Awards & Prizes

Sarah V. Schweig Wins the Eighth Annual Jake Adam York Prize

Milkweed Staff — 02/23/2024

 

Copper Nickel and Milkweed Editions are thrilled to announce that judge Cynthia Cruz has chosen Sarah V. Schweig’s collection of poems, The Ocean in the Next Room, as the winner of the 2023–24 Jake Adam York Prize. The Ocean in the Next Room will be published by Milkweed Editions in January 2025, and Schweig will receive $2,000.

Sarah V. Schweig’s first book, Take Nothing with You, was published by the University of Iowa Press in 2016. Her poetry has appeared in Boston Review, Granta, Tin House, and the Yale Review, among others, and her critical essays have appeared at Public Seminar, Tourniquet Review, and elsewhere. She works as an editor, is pursuing a PhD in Philosophy at the New School for Social Research, and lives in Maine with her husband and son.

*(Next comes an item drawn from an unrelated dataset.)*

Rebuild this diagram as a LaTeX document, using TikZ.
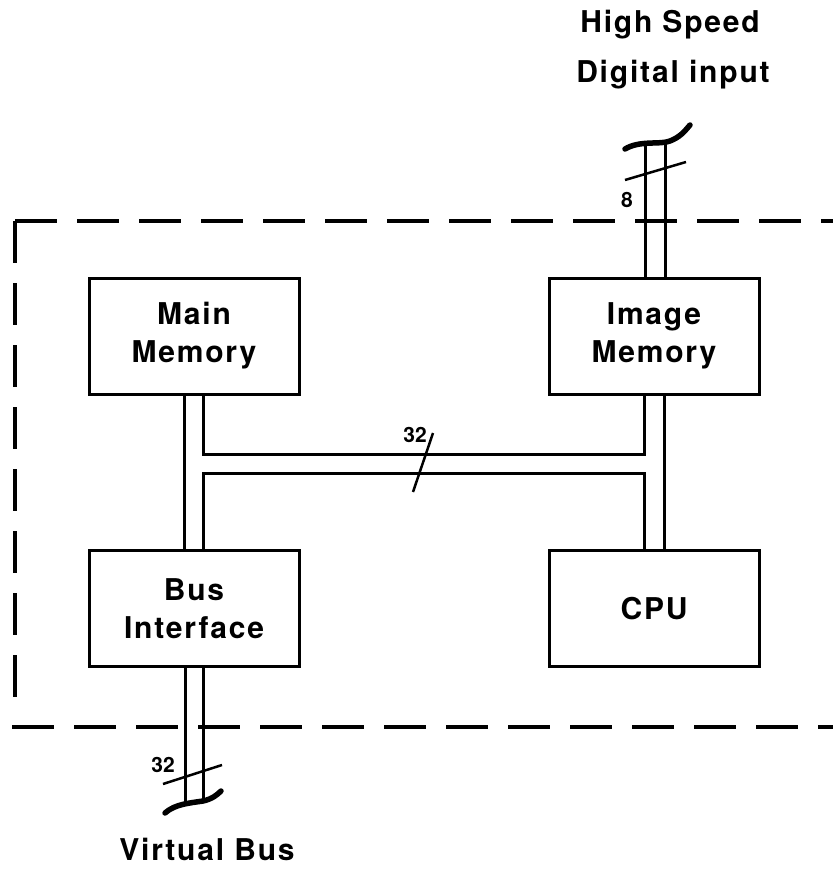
\documentclass[tikz,border=0pt]{standalone}
\usepackage{fontspec}
\setmainfont{TeX Gyre Heros}
\usetikzlibrary{positioning}

\begin{document}
\begin{tikzpicture}[
    x=1pt, y=-1pt,
    box/.style={draw, line width=3pt, minimum width=210pt, minimum height=116pt, align=center, font=\fontsize{30}{38}\selectfont\bfseries\addfontfeature{LetterSpace=6}},
    caption/.style={anchor=base, inner sep=0pt, font=\fontsize{30}{38}\selectfont\bfseries\addfontfeature{LetterSpace=6}},
    buswd/.style={font=\fontsize{21}{21}\selectfont\bfseries, inner sep=0pt},
    bus/.style={line width=3pt},
    brk/.style={line width=5.5pt, line cap=round},
    slash/.style={line width=2.5pt},
    frame/.style={line width=4pt, dash pattern=on 42pt off 20pt},
]
\useasboundingbox (0,0) rectangle (833,880);

% units
\node[box] (mainmem) at (194,336) {Main\\Memory};
\node[box, right=247pt of mainmem] (imgmem) {Image\\Memory};
\node[box, below=153.5pt of mainmem] (busif) {Bus\\Interface};
\node[box, below=153.5pt of imgmem] (cpu) {CPU};

% bus levels and cut ends
\coordinate (hbtop) at (0,454);
\coordinate (hbbot) at (0,473);
\coordinate (hsin) at (654,144);
\coordinate (vbus) at (192,802);

% internal bus
\draw[bus] ([xshift=-9.5pt]mainmem.south) -- ([xshift=-9.5pt]busif.north);
\draw[bus] ([xshift=9.5pt]mainmem.south) -- ([xshift=9.5pt]mainmem.south |- hbtop)
    -- ([xshift=-10pt]imgmem.south |- hbtop) -- ([xshift=-10pt]imgmem.south);
\draw[bus] ([xshift=9.5pt]busif.north) -- ([xshift=9.5pt]busif.north |- hbbot)
    -- ([xshift=-10pt]cpu.north |- hbbot) -- ([xshift=-10pt]cpu.north);
\draw[bus] ([xshift=10pt]imgmem.south) -- ([xshift=10pt]cpu.north);
\draw[slash] (433,433) -- (413,492);
\node[buswd] (n32a) at (415,435) {32};

% digital input
\draw[bus] ([xshift=-9pt]imgmem.north) -- ([xshift=-9pt]imgmem.north |- hsin);
\draw[bus] ([xshift=11pt]imgmem.north) -- ([xshift=11pt]imgmem.north |- hsin);
\draw[brk] (625,149) .. controls (640,140) and (660,145) .. (670,141) .. controls (680,137) and (684,132) .. (690,125);
\draw[slash] (625,180) -- (686,162);
\node[buswd] (n8) at (627,200) {8};
\node[caption] (hs) at (670,33) {High Speed};
\node[caption] (di) at (673,83) {Digital input};

% virtual bus
\draw[bus] ([xshift=-9pt]busif.south) -- ([xshift=-9pt]busif.south |- vbus);
\draw[bus] ([xshift=9pt]busif.south) -- ([xshift=9pt]busif.south |- vbus);
\draw[brk] (165,813) .. controls (175,804) and (190,803) .. (203,801) .. controls (212,799) and (217,795) .. (221,791);
\draw[slash] (163,784) -- (222,765);
\node[buswd] (n32b) at (163,765) {32};
\node[caption] (vb) at (207,860) {Virtual Bus};

% board boundary
\coordinate (fnw) at (15,221);
\coordinate (fsw) at (12,727);
\draw[frame] (fnw) -- (833,221);
\draw[frame] (fnw) -- (15,712);
\draw[frame] (fsw) -- (833,727);

\end{tikzpicture}
\end{document}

In choosing Schweig’s book, Cruz says: “This extraordinary collection of poems does that strange thing Hegel tells us all great art does: in his lectures on aesthetics Hegel tells us that art makes appear the structures that would otherwise remain invisible to us. Through a series of interconnected pieces this collection works through and brings to light the complexities of life lived in the twenty-first century.”

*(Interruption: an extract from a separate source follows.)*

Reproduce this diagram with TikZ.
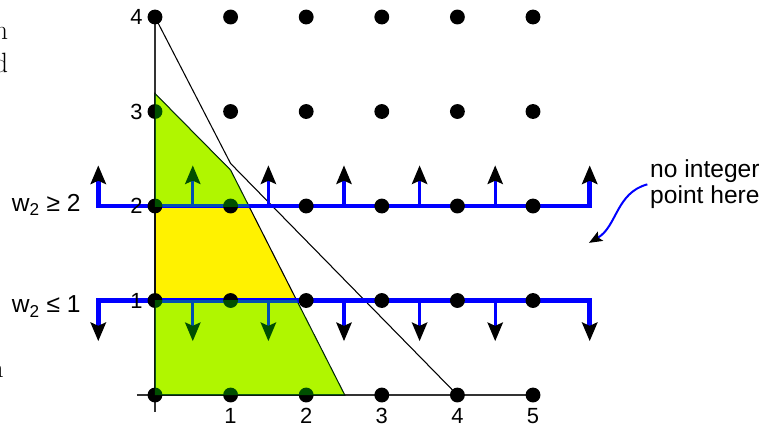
\documentclass[tikz,border=0pt]{standalone}
\usepackage{fontspec}
\newfontfamily\sansfnt{Liberation Sans}
\usetikzlibrary{arrows.meta,positioning}

\begin{document}
\begin{tikzpicture}[x=2cm, y=2.5cm,
		lbl/.style={font=\sansfnt\fontsize{18.5}{19.5}\selectfont},
		tick/.style={font=\sansfnt\fontsize{16.5}{18}\selectfont, inner sep=0pt},
		frag/.style={font=\fontsize{21}{24}\selectfont, inner sep=0pt, anchor=base east},
		head/.style={Stealth[black,length=14pt,width=11.5pt,inset=2.5pt]},
		cut/.style={line width=3.6pt, blue, {Stealth[black,length=14pt,width=11.5pt,inset=2.5pt]}-{Stealth[black,length=14pt,width=11.5pt,inset=2.5pt]}},
		stem/.style={line width=2.4pt, blue, -{Stealth[black,length=14pt,width=11.5pt,inset=2.5pt]}},
	]

		% === figure bounds ===
		\def\xmin{-2.05}	\def\xmax{8.214}
		\def\ymin{-0.349}	\def\ymax{4.18}
		\useasboundingbox (\xmin,\ymin) rectangle (\xmax,\ymax);

		% === relaxation corners ===
		\coordinate (A) at (0,0);
		\coordinate (B) at (0,3.19);
		\coordinate (C) at (1,2.38);
		\coordinate (D) at (2.51,0);
		\fill[yellow] (A) -- (B) -- (C) -- (D) -- cycle;

		% === Axes ===
		\draw[black!80, line width=0.8pt] (-0.24,0) -- (5.05,0);
		\draw[black!80, line width=0.8pt] (0,-0.18) -- (0,4);
		\draw[line width=0.8pt] (0,4) -- (1,2.45) -- (4,0);
		\draw[line width=0.8pt] (A) -- (B) -- (C) -- (D) -- cycle;

		% === branching cuts ===
		\draw[cut] (-0.75,2.43) -- (-0.75,2) -- (5.75,2) -- (5.75,2.43);
		\draw[cut] (-0.75,0.57) -- (-0.75,1) -- (5.75,1) -- (5.75,0.57);
		\foreach \x in {0.5,1.5,...,4.5} {
			\draw[stem] (\x,2) -- (\x,2.43);	% w2 >= 2 side
			\draw[stem] (\x,1) -- (\x,0.57);	% w2 <= 1 side
		}

		% === integer points ===
		\foreach \x in {0,...,5}
			\foreach \y in {0,...,4}
				\fill (\x,\y) circle[radius=5.6pt];

		% === cut off parts of the relaxation ===
		\begin{scope}
			\clip (-1,2) rectangle (6,4.2);
			\fill[green, opacity=0.31] (A) -- (B) -- (C) -- (D) -- cycle;
		\end{scope}
		\begin{scope}
			\clip (-1,-0.3) rectangle (6,1);
			\fill[green, opacity=0.31] (A) -- (B) -- (C) -- (D) -- cycle;
		\end{scope}

		% === Tick labels ===
		\foreach \x in {1,...,5}
			\node[tick, anchor=north] (t\x) at (\x,-0.14) {\x};
		\foreach \y in {1,...,4}
			\node[tick, anchor=east] (y\y) at (-0.16,\y) {\y};

		% === labels ===
		\node[lbl, anchor=base east, inner sep=0pt] (upper) at (-0.98,1.947) {w\textsubscript{2} ≥ 2};
		\node[lbl, anchor=base east, inner sep=0pt] (lower) at (-0.98,0.868) {w\textsubscript{2} ≤ 1};
		\node[lbl, anchor=west, align=left, inner sep=2pt] (note) at (6.512,2.229) {no integer\\point here};
		\coordinate (gap) at (5.74,1.61);
		\draw[blue, line width=1.5pt, -{Stealth[black,length=10pt,width=8pt,inset=2pt]}] (note.west) to[out=195, in=30] (gap);

		% === page text at the margin ===
		\node[frag] (frag1) at (-1.94,3.757) {n};
		\node[frag] (frag2) at (-1.94,3.418) {d};
		\node[frag] (frag3) at (-1.997,0.19) {n};
	\end{tikzpicture}
\end{document}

There were 784 manuscripts submitted to the prize this year, which our screeners narrowed to 15 additional finalists and seven semifinalists. It’s our opinion that every one of these manuscripts is outstanding and eminently publishable. With that in mind, the finalists were:

Rennie Ament, World of Worlds

Dorsey Craft, A Brief History of Accidental Inventions

Javeria Hasnain, I Only Came to See God

Anna Farro Henderson, A Lover’s Field Guide to Italy

L. A. Johnson, Irradiance

Jasmine Khaliq, Somewhere Horses

Molly Ledbetter, Air Ball

Zach Linge, Everything Everything

Oksana Maksymchuk, Tongue Ties

Meghann Plunkett, What We Did to Her Made the Water Rise

Edward Salem, Intifadas

Samyak Shertok, No Rhododendron

Avia Tadmore, In the Tongue I Was Born To

Chris Watkins, The Drag Gospel of Queer Jesus

Tianyu Yi, Mercy’s the Clock Ticking Backwards from God

The semifinalists were:

Rhoni Blankenhorn, Rooms for the Dead and the Not Yet

Stephanie Feeney, Small Change

Hannah Hirsch, Chaos Theory

Laura Joyce-Hubbard, Over the Half-Bright World

Whitney Koo, Any Gesture

Iris Law, The Color of Morning

Hannah Smith, Common Prairie

And since screeners do essential—if too often unsung—evaluative work narrowing the field of entrants, we think it’s important to note each year who our screeners are (both to say thank you and in the interest of transparency). This year’s screeners were:

William Archila, author of The Gravedigger’s Archaeology

Nicky Beer, author of Real Phonies and Genuine Fakes
Emily Bludworth de Barrios, author of Shopping, or The End of Time

Meg Day, author of Last Psalm at Sea Level

Chanda Feldman, author of Approaching the Fields

Vandana Khana, author of Burning Like Her Own Planet

L. S. Klatt, author of The Wilderness After Which

Christopher Brean Murray, author of Black Observatory

Finally, we want to mention something briefly about our process: Since a number of entrants had previously published in Copper Nickel, and since other entrants knew one or more of our screeners on a personal level, we were sure to pass the manuscripts among the screeners until no one was tasked with screening work by anyone she had published or with whom she had a personal relationship. We believe strongly in running an ethical contest, and we work hard to ensure that we continue to do so.